Before that, however, Virgil becomes a movie camera operator, and has a last-night fling with the woman of the group of disillusioned communists, Alice Berkovich (Vera Farmiga [Up in the Air]). The State Security official in charge of making the movie, who continues to investigate the crime even after five death sentences have been passed (Anton Lesser) has ordered Virgil to find out where Alice’s son is hidden and to find out why the robbers did it. The short answer to the second question is that they wanted to show that the state’s claim that crime had been eliminated in the worker’s paradise was false. Virgil goes with Alice when she escapes chaos on the movie set and visits her son, Mirel (very blond Marcin Walewski) but before Virgil can be pressed to provide answers to either questions, Holban is sacked by the minister (Darrell D’Silva).
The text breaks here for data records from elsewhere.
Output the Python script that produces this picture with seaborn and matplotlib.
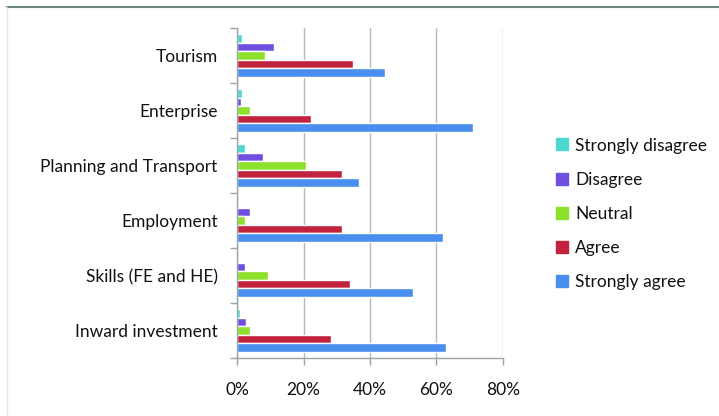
import matplotlib
matplotlib.use("Agg")
import matplotlib.pyplot as plt
import seaborn as sns
import pandas as pd
from matplotlib.lines import Line2D
from matplotlib.ticker import FixedLocator, PercentFormatter

categories = ["Tourism", "Enterprise", "Planning and Transport", "Employment",
              "Skills (FE and HE)", "Inward investment"]
responses = ["Strongly disagree", "Disagree", "Neutral", "Agree", "Strongly agree"]
strongly_disagree = [1.5, 1.5, 2.3, 0.0, 0.0, 1.0]
disagree = [11.0, 1.3, 7.9, 3.9, 2.3, 2.6]
neutral = [8.4, 3.8, 20.7, 2.3, 9.3, 3.8]
agree = [35.0, 22.2, 31.6, 31.6, 34.0, 28.4]
strongly_agree = [44.4, 70.9, 36.8, 61.9, 53.0, 62.9]
colors = ["#4dd8d4", "#6e4fe0", "#8de12b", "#c1223e", "#4a8ff0"]

series = [strongly_disagree, disagree, neutral, agree, strongly_agree]
rows = []
for resp, vals in zip(responses, series):
    for cat, v in zip(categories, vals):
        rows.append({"Category": cat, "Response": resp, "Value": v})
df = pd.DataFrame(rows)

sns.set_style("white")
plt.rcParams["font.family"] = ["Lato", "DejaVu Sans"]

fig = plt.figure(figsize=(7.19, 4.16), dpi=100)
ax = fig.add_axes([237 / 719, 1 - 358 / 416, 266 / 719, 330 / 416])

sns.barplot(data=df, y="Category", x="Value", hue="Response", order=categories,
            hue_order=responses, palette=colors, orient="h", width=0.78,
            saturation=1, ax=ax, legend=False, errorbar=None)

ax.set_xlim(0, 80)
ax.set_ylim(5.5, -0.5)
ax.set_xticks([0, 20, 40, 60, 80])
ax.xaxis.set_major_formatter(PercentFormatter(decimals=0))
ax.grid(axis="x", color="#b0bcbc", linewidth=1.0)
ax.set_axisbelow(True)
ax.set_xlabel("")
ax.set_ylabel("")

for s in ["top", "right"]:
    ax.spines[s].set_visible(False)
for s in ["left", "bottom"]:
    ax.spines[s].set_color("#9aa5a5")
    ax.spines[s].set_linewidth(1.0)

fs = 12.5
ax.yaxis.set_minor_locator(FixedLocator([i - 0.5 for i in range(len(categories) + 1)]))
ax.tick_params(axis="y", which="major", length=0, pad=14, labelsize=fs, labelcolor="#111111")
ax.tick_params(axis="y", which="minor", length=5, color="#9aa5a5", width=1, direction="out", left=True)
ax.tick_params(axis="x", which="major", length=5, color="#9aa5a5", width=1, direction="out",
               bottom=True, pad=12, labelsize=fs, labelcolor="#111111")

handles = [Line2D([0], [0], marker="s", linestyle="none", markersize=8,
                  markerfacecolor=c, markeredgecolor=c) for c in colors]
fig.legend(handles, responses, loc="center left", bbox_to_anchor=(538 / 719, 1 - 214 / 416),
           frameon=False, fontsize=fs, labelspacing=1.05, handletextpad=0.25,
           handlelength=1.0, labelcolor="#111111")

# outer frame lines
fig.add_artist(Line2D([7 / 719, 1], [1 - 7 / 416, 1 - 7 / 416], transform=fig.transFigure,
                      color="#6f8584", linewidth=1.5))
fig.add_artist(Line2D([7 / 719, 7 / 719], [0, 1 - 7 / 416], transform=fig.transFigure,
                      color="#e6e9e9", linewidth=1.0))

fig.savefig("out.png", dpi=100)
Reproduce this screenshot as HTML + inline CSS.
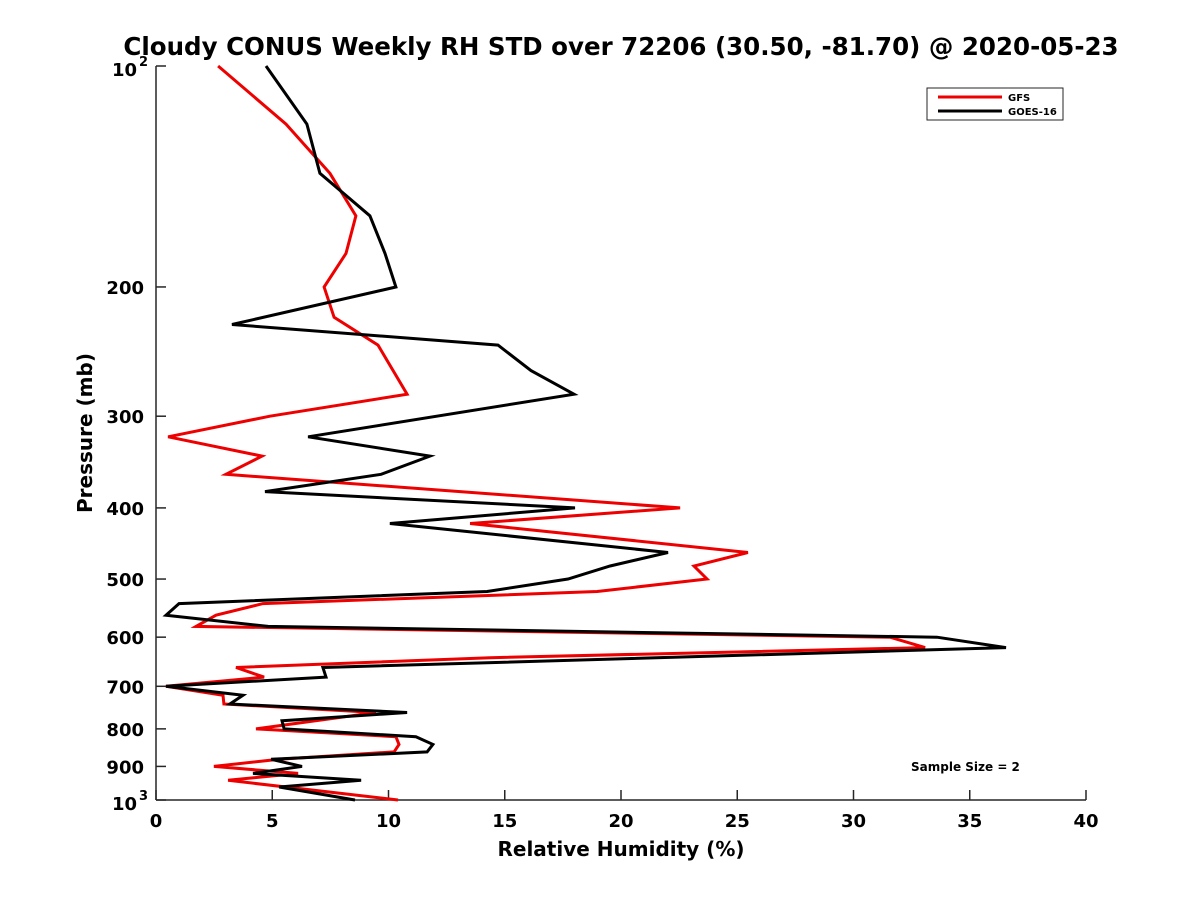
<!DOCTYPE html>
<html><head><meta charset="utf-8"><style>
html,body{margin:0;padding:0;background:#fff;}
svg text{font-family:"DejaVu Sans","Liberation Sans",sans-serif;font-weight:bold;fill:#000;}
</style></head><body>
<svg id="chart" width="1200" height="900" xmlns="http://www.w3.org/2000/svg">
<rect width="1200" height="900" fill="#fff"/>
<text x="621" y="55" font-size="24.5" text-anchor="middle">Cloudy CONUS Weekly RH STD over 72206 (30.50, -81.70) @ 2020-05-23</text>
<g id="axes"></g>
<g id="series"></g>
<text x="621" y="856" font-size="20" text-anchor="middle">Relative Humidity (%)</text>
<text transform="translate(92,433) rotate(-90)" font-size="20" text-anchor="middle">Pressure (mb)</text>
<g>
<rect x="927" y="88" width="136" height="32" fill="#fff" stroke="#262626" stroke-width="1"/>
<line x1="938" y1="97" x2="1002" y2="97" stroke="#e00" stroke-width="3"/>
<text x="1008" y="101" font-size="10">GFS</text>
<line x1="938" y1="111" x2="1002" y2="111" stroke="#000" stroke-width="3"/>
<text x="1008" y="115" font-size="10">GOES-16</text>
</g>
<text x="911" y="771" font-size="12">Sample Size = 2</text>
</svg>
<script>
const xTicks = [0,5,10,15,20,25,30,35,40];
const yTicks = [100,200,300,400,500,600,700,800,900,1000];
const yTickLabels = ["10^2","200","300","400","500","600","700","800","900","10^3"];
const gfsP = [100,120,140,160,180,200,220,240,280,300,320,340,360,400,420,460,480,500,520,540,560,580,600,620,640,660,680,700,720,740,760,800,820,840,860,880,900,920,940,1000];
const gfsRH = [2.67,5.59,7.48,8.60,8.17,7.23,7.66,9.55,10.80,4.9,0.52,4.56,3.01,22.54,13.51,25.46,23.14,23.70,18.97,4.60,2.58,1.72,31.57,33.08,14.37,3.44,4.65,0.43,2.88,2.92,9.46,4.30,10.32,10.45,10.24,5.29,2.49,6.11,3.10,10.41];
const goesP = [100,120,140,160,180,200,225,240,260,280,320,340,360,380,400,420,460,480,500,520,540,560,580,600,620,660,680,700,720,740,760,780,800,820,840,860,880,900,920,940,960,1000];
const goesRH = [4.73,6.49,7.05,9.20,9.85,10.32,3.27,14.71,16.13,17.98,6.54,11.78,9.68,4.69,18.02,10.06,22.02,19.53,17.72,14.24,0.99,0.43,4.82,33.59,36.56,7.18,7.31,0.43,3.74,3.18,10.80,5.42,5.51,11.18,11.91,11.66,4.95,6.28,4.17,8.82,5.3,8.56];

const X0=156,X1=1086,Y0=66,Y1=800;
function xs(v){return X0+(v-0)/(40-0)*(X1-X0);}
function ys(p){return Y0+(Math.log10(p)-2)*(Y1-Y0);}
const NS="http://www.w3.org/2000/svg";
const axes=document.getElementById('axes');
function mk(tag,attrs,parent){const e=document.createElementNS(NS,tag);for(const k in attrs)e.setAttribute(k,attrs[k]);parent.appendChild(e);return e;}
const la=mk('line',{x1:X0,y1:Y0,x2:X0,y2:Y1,stroke:'#262626','stroke-width':1.5},axes);


const ba=mk('line',{x1:X0,y1:Y1,x2:X1,y2:Y1,stroke:'#262626','stroke-width':1.5},axes);


xTicks.forEach(v=>{
  const x=xs(v);
  mk('line',{x1:x,y1:Y1,x2:x,y2:Y1-10,stroke:'#262626','stroke-width':1.5},axes);
  const t=mk('text',{x:x,y:Y1+27,'font-size':18,'text-anchor':'middle'},axes);
  t.textContent=v;
  
  
});
yTicks.forEach((p,i)=>{
  const y=ys(p);
  mk('line',{x1:X0,y1:y,x2:X0+10,y2:y,stroke:'#262626','stroke-width':1.5},axes);
  const lab=yTickLabels[i];
  if(lab.indexOf('^')>=0){
    const parts=lab.split('^');
    const t=mk('text',{x:X0-19,y:y+10,'font-size':18,'text-anchor':'end'},axes);
    t.textContent=parts[0];
    
    
    const s=mk('text',{x:X0-8,y:y,'font-size':13,'text-anchor':'end'},axes);
    s.textContent=parts[1];
    
    
  } else {
    const t=mk('text',{x:X0-12,y:y+7,'font-size':18,'text-anchor':'end'},axes);
    t.textContent=lab;
    
    
  }
});
const ser=document.getElementById('series');
function line(P,V,color,name){
  const pts=P.map((p,i)=>xs(V[i]).toFixed(1)+','+ys(p).toFixed(1)).join(' ');
  const pl=mk('polyline',{points:pts,fill:'none',stroke:color,'stroke-width':3,'stroke-linejoin':'miter'},ser);
  
  
}
line(gfsP,gfsRH,'#e00','gfs-line');
line(goesP,goesRH,'#000','goes16-line');
</script>
</body></html>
The organizer of the heist, who becomes de facto director of the movie re-enactment, Max Rosenthal (Mark Strong, who reminds me of Jon Hamm; Strong played Jim Prideaux in the 2011 movie version of “Tinker Tailor Soldier Spy”) was married to the minister’s daughter, which led to an appointment as chief inspector of the Bucharest police. (The other conspirators to ridicule the Romanian state are history professor Yorgu (Christian McKay), newsman Razvan (Joe Armstrong), and astrophysicist Dumi (Tim Plester) who had been liaison to the Soviet space program in the Sputnik era, but had been replaced due to Russian/Soviet anti-Semitism. And Max is the father of Alice’s son.)
                                                  Lloyd and Strong

There is Pirandellian black comedy throughout the movie, especially in the re-enactment of the heist. The nominal director (Allan Corduner) is passed out drunk every day of the shoot (and, presumably, every day not of the shoot, too). Or, perhaps, it is Jewish gallows humor within a Pirandellian black comedy or is is Mittleuropa comedy?… The whole project is remarkably light-hearted a prelude to real execution, following a kangaroo court in which the defense attorney is barely allowed to complete a single statement or to question witnesses. The satiric comedy of the 2013 movie is definitely set within the tragedy of the Jewish communists disillusioned by the regime they were deeply involved in putting in power (tragedy both for them and for the people of the Socialist Republic of Romania, even before the predominance of Nicolae Ceausecu from 1965-89).


A gang that didn’t have to shoot straight (and re-enacment cameraman Virgil)

Noting that the Soviets had been able to launch a dog into orbit, but not bring him safely down, Max requested to be sent into space, rather than being shot by a firing squad, but his request is angrily rejected. (So none of them gets closer to the moon than Dumi observing Sputnik launches).

An effective soundtrak was composed by Laurent Couson, and Marius Panduru’s cinematography was top-nothc, as was the acting, with Anton Lesser especially standing out as an oddly tragic functionary of the Romanian communist government.